The Big 4: Major Cases and Legal Issues of 2015

Legally speaking, this year is most likely to be remembered for the recognition of same-sex marriage in the summer of 2015. But there were other big cases, and even some small ones that could mean big things to many people, that are also worth review.

Let's look at some of the major legal issues of 2015 and how they played out in the courts.

Same-Sex Marriage

The Supreme Court decision in Obergefell v. Hodges recognized the fundamental right of same-sex couples to marry under two clauses in the Constitution, the Due Process Clause and the Equal Protection Clause. This was a major victory for lesbian and gay rights advocates and certainly seems to be the most important civil rights decision of the millennium so far.

Black Lives Matter

Americans turned their attention to police abuses of power like never before after a series of shootings of young, black men made it impossible to ignore the issues of racism in law enforcement. The death of Freddie Gray in Baltimore police custody due to injuries from a brutal ride to the station was one seed for a national awareness campaign, called Black Lives Matter, intended to put the focus on racism and police brutality.

The Freddie Gray story continues, as just this week, a mistrial was declared in the first trial of one of the six officers responsible for his death. Meanwhile, the Black Lives Matter awareness campaign gains momentum, and may just become more than a slogan in 2016.

Indigent Accused

The American Civil Liberties Union and the Southern Poverty Law Center were both hard at work this year fighting for the rights of indigent defendants throughout the nation who are being jailed for failure to pay court fees and fines without due process. Calling the practice "a secret debtors' prison system" the ACLU brought cases in several states challenging imprisonment of the poor for failure to pay fines. Meanwhile the SPLC is calling out judges who offer the poor Shakespearean bargains.

Gig Economy

A slew of class action lawsuits were filed against companies like Uber, Lyft, Google, UPS, and numerous others across the country as contract workers challenged that classification. These cases matter to everyone invested in this economy because they may determine the future of work for many people, not just the plaintiffs involved in these class action lawsuits.
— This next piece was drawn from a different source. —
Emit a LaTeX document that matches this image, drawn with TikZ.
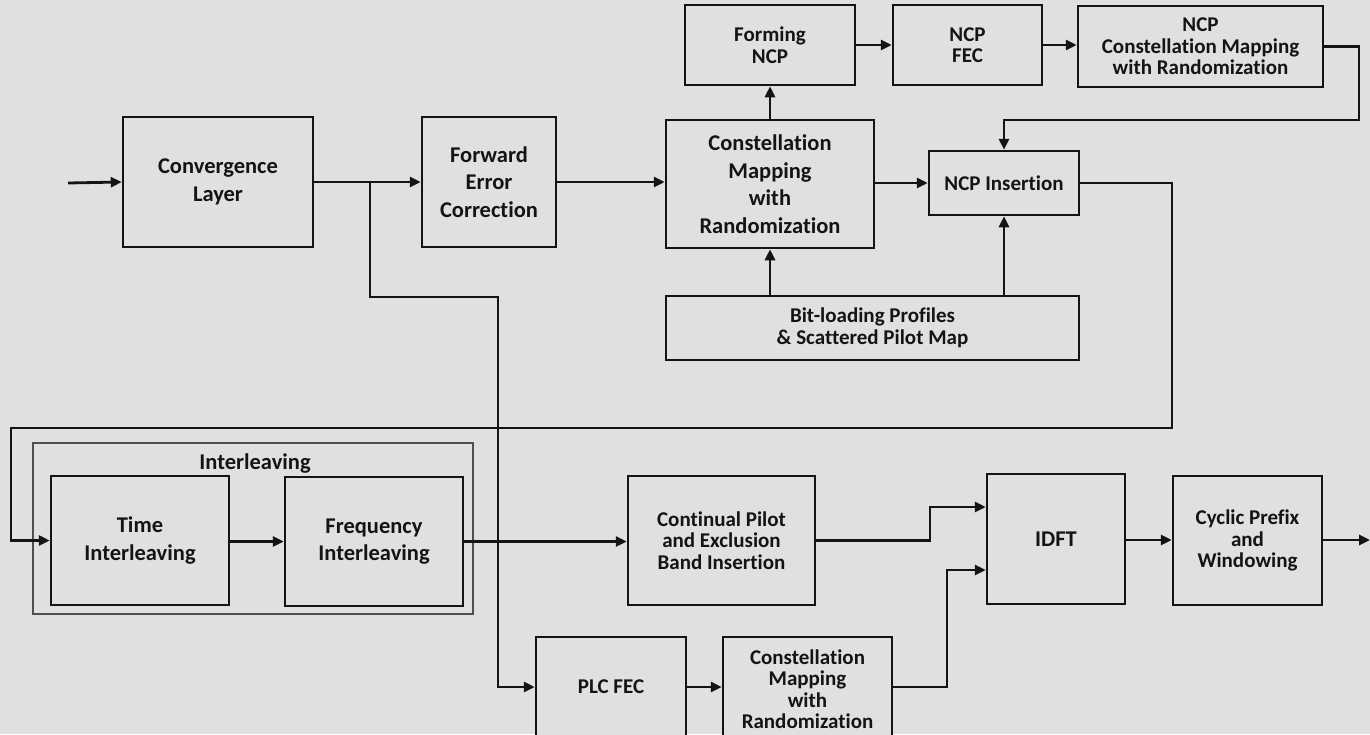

The issue is whether companies are incorrectly classifying workers in order to save money and limit liability, depriving workers of the legal protections due to employees, like benefits, insurance, reimbursements and more.

What's Next?

It's impossible to predict what the new big issues will be in 2016. But if the last year has been any indication, we can look forward to lots of new lawsuits, some of which will seriously impact how we live.